His cavalier approach and ulterior motives meant that his responsibility for the safety of all on board was terribly compromised.
"Mr Shepherd chose to allow someone who’d had no experience to drive a boat in what is a busy waterway, in the dark," said Julius Capon, from the Crown Prosecution Service.
"His conduct was obviously dangerous and extremely reckless, and that’s why he has been prosecuted for manslaughter by gross negligence."
Over the course of the trial, the court heard how, on 8 December 2015, Shepherd treated Ms Brown to a £150 meal at Oblix in the Shard, where they drank two bottles of wine.
The couple took a taxi back to Shepherd’s place. There they took champagne aboard the speedboat for a trip past the Houses of Parliament.
In mobile phone footage, Ms Brown could be heard shouting that they were going “so fast” as Shepherd drove at more than double the 12 knot speed limit.
Footage from Charlotte Brown's mobile phone:
On the return journey, Shepherd handed over the controls to business development consultant Ms Brown who followed suit and went “full throttle”.
Moments before the accident, Miss Brown’s sister texted her: “Is he driving this bad boy?” but received no answer.
The speeding boat hit a submerged log and tipped over near Wandsworth Bridge, sending both occupants into the water.
Riverside resident Steven Morrissey told the court that he heard a young man screaming for help.
He said in a statement: “He kept saying ‘Help me, help me, somebody help me’. It was just ‘Help me” – not ‘us’, or ‘her’.”
Shepherd was found clinging to the hull and Ms Brown was pulled from the water unconscious and unresponsive.
Paramedics battled in vain to save her as she was already in cardiac arrest and suffering from hypothermia.
Shepherd told police he had made efforts to find Ms Brown immediately after the crash.
“I was feeling with my legs to see if she was [under the capsized boat]. I don’t think she was there but I didn’t know," he told them. "I just started shouting for help, ‘please help, please help’.”
Prosecutor Aftab Jafferjee QC told jurors: “It was cold, it was dark, we submit, it was sheer madness."
The life jackets had been tucked away, the kill cord was not connected and the boat had a number of defects, including faulty steering, the court heard.
Jurors were told the defendant denied manslaughter on the basis he had no “duty of care” towards Ms Brown.

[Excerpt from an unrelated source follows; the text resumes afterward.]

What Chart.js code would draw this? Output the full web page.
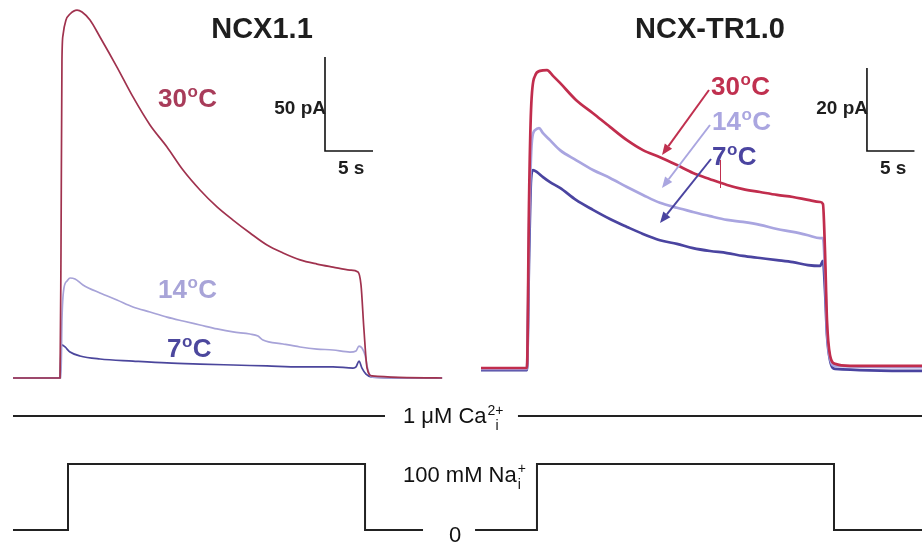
<!DOCTYPE html>
<html><head><meta charset="utf-8">
<script src="https://cdn.jsdelivr.net/npm/chart.js@4.4.1/dist/chart.umd.min.js"></script>
<style>html,body{margin:0;padding:0;background:#fff;}#wrap{width:922px;height:544px;position:relative;}</style>
</head><body><div id="wrap"><canvas id="c" width="922" height="544"></canvas></div>
<script>
// ---- NCX1.1 (time s, current pA)
const tL30 = [-5.0,-0.10,0,0.10,0.21,0.52,0.94,1.67,2.19,3.02,4.06,5.83,7.5,9.27,11.04,12.71,14.48,16.25,17.92,19.69,21.46,23.13,24.9,26.67,28.33,30.1,30.94,31.25,31.56,31.88,32.4,39.7];
const iL30 = [0,0,68,169.1,182.4,190.4,193.6,195.7,194.7,190.4,181.4,165.4,149.5,134.6,122.9,110.6,100.0,91.0,84.0,77.1,70.7,66.5,62.8,60.6,59.0,57.4,56.4,49.5,25.5,5.3,1.1,0];
const tL14 = [-5.0,0,0.10,0.31,0.63,0.94,1.46,2.29,4.06,5.83,7.5,9.27,11.04,12.71,14.48,16.25,17.92,19.69,20.52,21.04,23.13,24.9,26.67,28.33,30.1,30.73,31.04,31.35,31.67,31.98,32.4,39.7];
const iL14 = [0,0,30.9,47.9,51.6,53.2,52.7,49.5,45.2,41.5,37.8,35.1,32.4,30.3,28.2,26.1,24.5,23.4,22.3,20.2,18.1,16.5,15.4,14.9,13.8,14.4,17.0,16.0,12.2,4.3,0.5,0];
const tL7 = [-5.0,-0.1,0,0.10,0.42,0.94,1.98,4.06,7.5,11.04,14.48,17.92,21.46,24.9,28.33,30.42,30.73,31.04,31.35,31.77,32.4,39.7];
const iL7 = [0,0,14.9,17.6,16.5,13.8,11.7,10.1,9.0,8.0,7.4,6.9,6.4,5.9,5.9,5.3,5.9,9.0,5.3,2.1,0.5,0];
// ---- NCX-TR1.0
const tR30 = [-4.95,-0.11,0.11,0.32,0.74,1.26,2.0,2.63,3.37,5.05,6.84,8.63,10.42,12.1,13.89,15.68,17.37,19.16,20.95,22.63,24.42,26.21,27.89,29.47,30.74,31.05,31.26,31.47,31.79,32.32,33.9,41.5];
const iR30 = [0,0,40.5,62.2,70.4,71.6,71.8,70.4,68.7,64.6,61.4,58.1,54.9,52.5,50.8,48.9,47.0,45.5,44.1,43.1,42.4,41.7,41.2,40.5,40.0,39.5,28.4,11.6,3.1,1.0,0.5,0.5];
const tR14 = [-4.95,-0.11,0.11,0.42,0.74,1.16,1.58,2.32,3.37,5.05,6.84,8.63,10.42,12.1,13.89,15.68,17.37,19.16,20.95,22.63,24.42,26.21,27.89,29.47,30.74,31.05,31.26,31.47,31.79,32.32,41.5];
const iR14 = [-0.2,-0.2,33.3,54.9,57.3,57.8,56.6,54.9,52.5,50.1,47.7,45.8,43.6,41.7,39.8,38.6,37.6,36.6,35.7,35.2,34.5,33.5,32.8,32.0,31.3,31.3,23.6,9.2,2.4,0.5,0.2];
const tR7 = [-4.95,-0.11,0.11,0.32,0.53,0.95,1.58,2.32,3.37,5.05,6.84,8.63,10.42,12.1,13.89,15.68,17.37,19.16,20.95,22.63,24.42,26.21,27.89,29.47,30.74,31.05,31.26,31.47,31.79,32.32,41.5];
const iR7 = [-0.5,-0.5,26.0,45.3,47.7,47.2,46.0,44.8,43.4,40.5,38.1,35.9,34.0,32.3,30.8,29.9,28.9,28.2,27.7,27.0,26.5,26.0,25.5,24.8,24.6,25.8,18.8,8.0,1.9,-0.2,-0.7];
// ---- solution protocol (time s on NCX1.1 time base)
const tNa = [-5.0,0.73,0.73,31.67,31.67,37.71,40,43.13,49.58,49.58,80.52,80.52,89.7];
const cNa = [0,0,100,100,0,0,null,0,0,100,100,0,0];
const tCa = [-5.0,33.75,40,47.6,89.7];
const cCa = [1,1,null,1,1];
// ---- scale bars
const barL = {t:27.5, i:120.74, dt:5, di:50};
const barR = {t:35.68, i:52.29, dt:5, di:20};

const pts = (xs, ys) => xs.map((x,k)=>({x:x, y:ys[k]}));
const bar = b => [{x:b.t,y:b.i+b.di},{x:b.t,y:b.i},{x:b.t+b.dt,y:b.i}];

const C30L='#a0324e', C14L='#a7a3d8', C7L='#4b469c';
const C30R='#c12d4d', C14R='#a9a5e0', C7R='#4a44a0';
const FONT="'Liberation Sans', Arial, sans-serif";

function ds(data, color, w, xa, ya, smooth){
  const d = {data:data, borderColor:color, borderWidth:w, showLine:true, pointRadius:0, tension:0, xAxisID:xa, yAxisID:ya, spanGaps:false, fill:false};
  if (smooth) d.cubicInterpolationMode='monotone';
  return d;
}

function tempLabel(ctx, num, x, base, size, color){
  ctx.fillStyle=color;
  ctx.font='bold '+size+'px '+FONT;
  ctx.textAlign='left'; ctx.textBaseline='alphabetic';
  ctx.fillText(num, x, base);
  let w=ctx.measureText(num).width;
  const s2=Math.round(size*0.64);
  ctx.font='bold '+s2+'px '+FONT;
  ctx.fillText('o', x+w+0.5, base-size*0.40);
  w+=ctx.measureText('o').width+1;
  ctx.font='bold '+size+'px '+FONT;
  ctx.fillText('C', x+w, base);
}
function arrow(ctx,x1,y1,x2,y2,color){
  ctx.strokeStyle=color; ctx.fillStyle=color; ctx.lineWidth=2;
  const a=Math.atan2(y2-y1,x2-x1), L=11, H=4.5;
  const bx=x2-L*Math.cos(a), by=y2-L*Math.sin(a);
  ctx.beginPath(); ctx.moveTo(x1,y1); ctx.lineTo(bx,by); ctx.stroke();
  ctx.beginPath(); ctx.moveTo(x2,y2);
  ctx.lineTo(bx+H*Math.sin(a), by-H*Math.cos(a));
  ctx.lineTo(bx-H*Math.sin(a), by+H*Math.cos(a)); ctx.closePath(); ctx.fill();
}

const textPlugin = {
  id:'texts',
  afterDatasetsDraw(chart){
    const ctx=chart.ctx; ctx.save();
    ctx.fillStyle='#1e1e1e'; ctx.textBaseline='alphabetic';
    ctx.font='bold 29px '+FONT; ctx.textAlign='center';
    ctx.fillText('NCX1.1', 262, 38);
    ctx.fillText('NCX-TR1.0', 710, 38);
    // scale bar labels
    ctx.font='bold 19px '+FONT;
    ctx.textAlign='right';
    ctx.fillText('50 pA', 326, 114);
    ctx.fillText('20 pA', 868, 114);
    ctx.textAlign='left';
    ctx.fillText('5 s', 338, 174);
    ctx.fillText('5 s', 880, 174);
    // temperature labels
    tempLabel(ctx,'30',158,107,26,'#a83c5a');
    tempLabel(ctx,'14',158,298,26,'#a8a4d8');
    tempLabel(ctx,'7',167,357,26,'#4c479d');
    tempLabel(ctx,'30',711,95,26,'#c0304f');
    tempLabel(ctx,'14',712,130,26,'#aaa6e0');
    tempLabel(ctx,'7',712,165,26,'#4a44a0');
    arrow(ctx,709,90,662,155,'#c0304f');
    arrow(ctx,710,125,662,188,'#aaa6e0');
    arrow(ctx,711,159,660,223,'#4a44a0');
    ctx.strokeStyle='#c0304f'; ctx.lineWidth=1;
    ctx.beginPath(); ctx.moveTo(720.5,160); ctx.lineTo(720.5,188); ctx.stroke();
    // protocol labels
    ctx.fillStyle='#111';
    ctx.font='22px '+FONT; ctx.textAlign='left';
    let s='1 \u03bcM Ca'; ctx.fillText(s,403,423);
    let w=ctx.measureText(s).width;
    ctx.font='14px '+FONT; ctx.fillText('2+',403+w+1,415);
    ctx.fillText('i',403+w+9,430);
    ctx.font='22px '+FONT;
    s='100 mM Na'; ctx.fillText(s,403,482);
    w=ctx.measureText(s).width;
    ctx.font='14px '+FONT; ctx.fillText('+',403+w+1,473); ctx.fillText('i',403+w+1,489);
    ctx.font='22px '+FONT; ctx.textAlign='center';
    ctx.fillText('0',455,542);
    ctx.restore();
  }
};

new Chart(document.getElementById('c'), {
  type:'scatter',
  data:{datasets:[
    ds(pts(tL30,iL30),C30L,1.7,'xL','yL',true),
    ds(pts(tL14,iL14),C14L,1.7,'xL','yL',true),
    ds(pts(tL7,iL7),C7L,1.7,'xL','yL',true),
    ds(pts(tR30,iR30),C30R,2.7,'xR','yR',true),
    ds(pts(tR14,iR14),C14R,2.7,'xR','yR',true),
    ds(pts(tR7,iR7),C7R,2.7,'xR','yR',true),
    ds(bar(barL),'#111',1.6,'xL','yL',false),
    ds(bar(barR),'#111',1.6,'xR','yR',false),
    ds(pts(tNa,cNa),'#222',2,'xL','yP',false),
    ds(pts(tCa,cCa),'#222',2,'xL','yC',false)
  ]},
  options:{
    responsive:false, animation:false, events:[],
    layout:{padding:0},
    plugins:{legend:{display:false}, tooltip:{enabled:false}},
    scales:{
      x:{display:false}, y:{display:false},
      xL:{type:'linear', axis:'x', display:false, min:-6.354, max:89.687},
      yL:{type:'linear', axis:'y', display:false, min:-88.30, max:201.06},
      xR:{type:'linear', axis:'x', display:false, min:-55.579, max:41.474},
      yR:{type:'linear', axis:'y', display:false, min:-42.41, max:88.675},
      yP:{type:'linear', axis:'y', display:false, min:-21.21, max:803.03},
      yC:{type:'linear', axis:'y', display:false, min:0, max:4.25}
    }
  },
  plugins:[textPlugin]
});
</script></body></html>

It can now be reported that Shepherd told his lawyers in mid-May he would not attend his Old Bailey trial in July but the Crown Prosecution Service and court only found out a week before.
In legal argument, the prosecution said police had spoken to his mother on 27 June and was told he had not been in contact since March and his phone number was no longer connected.
His defence team insisted they did not know where he was even though his solicitor had maintained telephone contact.
It later emerged he had been receiving daily updates from the trial from his legal team.
But they successfully argued that the reason for his absence should be kept from jurors deciding his case and they should only be told he was not in the dock and had “chosen” not to given evidence.
Mr Jafferjee said the lawyers had been “dancing on pins” as they debated exactly what to tell the jury, as the defence objected to the words “failed to attend”.
Shepherd is also wanted by police for failing to attend court over another unrelated matter.